Marketing Week
The future of personalisation could involve a digital personal shopping assistant to "help users through the fragmented customer journey," according to Google's VP of product management Jonathan Alferness. Speaking at Think With Google in London yesterday, Alferness said, "the online existence is shifting from one where folks would sit down and spend all of this concentrated time online in one chunk to essentially those micro moments of time throughout the day that add up in reality to even more time than we were spending online before."
Campaign
The process was handled directly by the charity, and there was no incumbent on the business. The agency will be tasked with raising awareness of the suicide prevention programme, which is funded by Network Rail. The campaign will aim to bring down the number of railway suicides and improve the support to those affected by such events. It will target high-risk groups including middle-aged working class men. Samaritans is looking for the campaign to raise awareness of the services it provides.
The Guardian
NME is to be taken free and given a circulation boost to 300,000, as publisher Time Inc UK looks to breathe new life into the struggling music magazine. The title, which was launched in 1952, has seen weekly sales plummet in the last decade with a paid circulation currently just over 15,000. The GBP2.50 magazine continues to see sales fall at a rate of 20% annually, and Time Inc is seeking to revitalise the title by taking it free from September.
Press Gazette
The BBC has agreed to fully fund free TV licences for over-75s from 2020/21, the Culture Secretary has said.

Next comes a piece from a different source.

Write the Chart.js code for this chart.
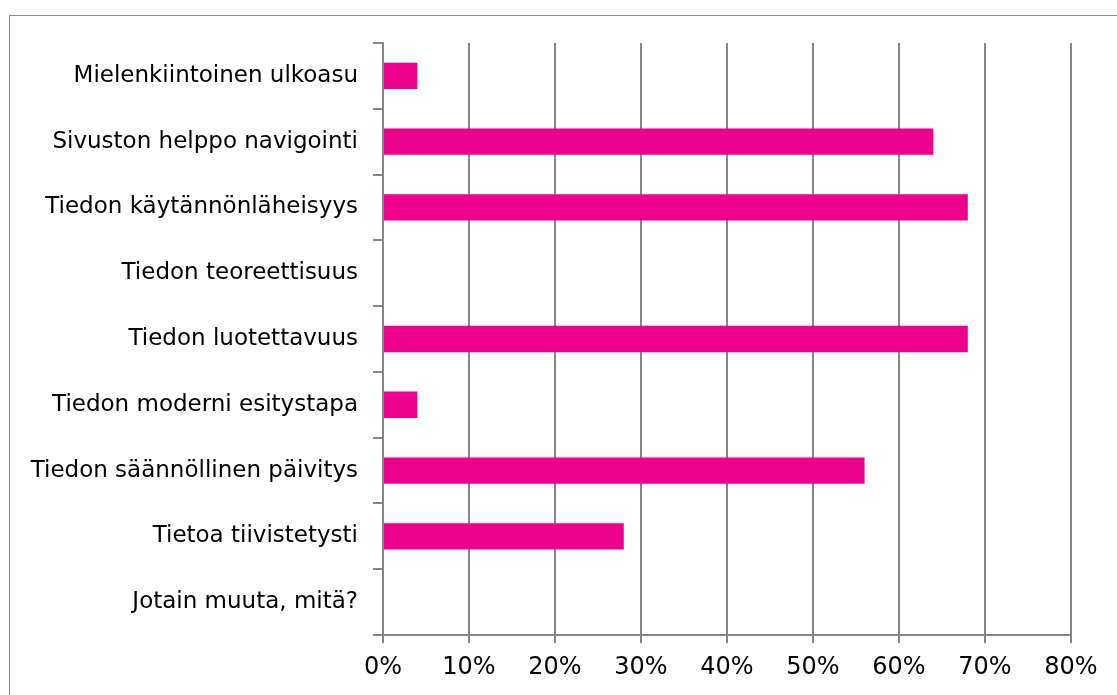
<!DOCTYPE html>
<html>
<head>
<meta charset="utf-8">
<script src="https://cdn.jsdelivr.net/npm/chart.js@4"></script>
<style>
  html, body { margin: 0; padding: 0; background: #fff; overflow: hidden; }
  #wrap { position: relative; width: 1117px; height: 695px; }
  #frame { position: absolute; left: 9px; top: 15px; width: 1200px; height: 800px; border: 1px solid #8c8c8c; box-sizing: border-box; }
  canvas { position: absolute; left: 0; top: 0; }
</style>
</head>
<body>
<div id="wrap">
  <div id="frame"></div>
  <canvas id="chart" width="1117" height="695"></canvas>
</div>
<script>
// Categories (top to bottom) and share of answers in percent
const categories = [
  "Mielenkiintoinen ulkoasu",
  "Sivuston helppo navigointi",
  "Tiedon käytännönläheisyys",
  "Tiedon teoreettisuus",
  "Tiedon luotettavuus",
  "Tiedon moderni esitystapa",
  "Tiedon säännöllinen päivitys",
  "Tietoa tiivistetysti",
  "Jotain muuta, mitä?"
];
const values = [4, 64, 68, 0, 68, 4, 56, 28, 0];
const axisMax = 80;
const axisStep = 10;

const gridColor = "#868686";
const barColor = "#ec008c";
const fontFamily = "Tahoma, 'DejaVu Sans', sans-serif";

new Chart(document.getElementById("chart"), {
  type: "bar",
  data: {
    labels: categories,
    datasets: [{
      data: values,
      backgroundColor: barColor,
      borderWidth: 0,
      categoryPercentage: 1,
      barPercentage: 0.4
    }]
  },
  options: {
    indexAxis: "y",
    responsive: false,
    animation: false,
    layout: { padding: { top: 43, right: 46, bottom: 0, left: 0 } },
    plugins: {
      legend: { display: false },
      tooltip: { enabled: false }
    },
    scales: {
      x: {
        min: 0,
        max: axisMax,
        ticks: {
          stepSize: axisStep,
          color: "#000",
          font: { family: fontFamily, size: 24 },
          padding: 10,
          callback: v => v + "%"
        },
        grid: {
          color: gridColor,
          lineWidth: 2,
          tickLength: 8,
          drawTicks: true
        },
        border: { display: true, color: gridColor, width: 2 },
        afterFit: s => { s.height = 60; }
      },
      y: {
        ticks: {
          color: "#000",
          font: { family: fontFamily, size: 23 },
          padding: 15
        },
        grid: {
          offset: true,
          drawOnChartArea: false,
          drawTicks: true,
          tickLength: 10,
          color: gridColor,
          lineWidth: 2
        },
        border: { display: true, color: gridColor, width: 2 },
        afterFit: s => { s.width = 383; }
      }
    }
  }
});
</script>
</body>
</html>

It is part of a deal which would see the BBC also benefit from a reduction in the amount of licence fee income used to pay for broadband rollout, from GBP150m to nothing in 2020/2021. There will also be a return to inflation-based licence fee increases and a change in the law to ensure the licence fee covers those who only access catch-up TV.
The Drum
Canterbury and team England have released the first images of the shirt that the side will wear during the Rugby World Cup, which they will be playing on home turf. During an event at Twickenham on Monday morning, the groups simultaneously published the first stills of the strip on their Twitter, Facebook and Tumblr feeds at 8.00am. The strip, unveiled by England captain Chris Robshaw was field tested for over 220 hours, with its durability trialed over 250,000 miles to ensure the side has the best kit behind it.
Marketing Week
Save the Children plans to ban cold calling as the latest report from the Fundraising Standards Board (FRSB) reflects recent concerns over the role of fundraising following the death of Olive Cooke. The charity will publish new guidelines on Wednesday. Save the Children was one of many charities criticised for contacting Cooke, who is believed to have committed suicide two months after revealing she received so many fundraising letters and phone calls that she no longer answered the phone.
Marketing Week
John Lewis made a "brave decision" to start charging for click-and-collect purchases under GBP30, but other retailers are unlikely to follow suit in the online battle for customers and revenues. Yesterday, Marks & Spencer announced plans to expand its free click-and-collect service to 100 more of its Simply Food outlets operated by third parties such as Moto. Other retailers have said they have no plans to change their click-and-collect offerings.
The Drum
British online fashion and beauty store ASOS has recorded a 20% rise in retail sales for the four months to 30 June after its active customer base rose 11% year-on-year to hit 9.7m. By market, this saw sales up 27% in the UK and 16 percent internationally bringing the proportion of revenue generated by overseas trade down slightly from 61% last year to 59% this year. A total of 98m visits were recorded across the suite of ASOS Web sites during June 2015, up from 71m in June 2014.
The Drum
Mergers and acquisitions in the digital media, information and technology space have increased 24 percent in the first half of 2015 compared the same period last year, according to investment bank Coady Diemar Partners. The total number of these deals increased to 1,243 in the first half of 2015, up from 1,000 during the same period in 2014. However, merger and acquisition value in this space decreased 23 percent to $99bn in the first half of this year compared to the year prior.
The Times
Keith Weed, the chief marketing officer of the consumer goods company Unilever, claimed that "there are more bots on the internet than humans" as he described the rise of robot software that clicks on ads "pretending to be human eyes". He cited industry estimates that an average of 29% of traffic on a Web site comes from bots, and that advertisers are spending between $6 billion and $10 billion a year on fake views of ads that are never seen.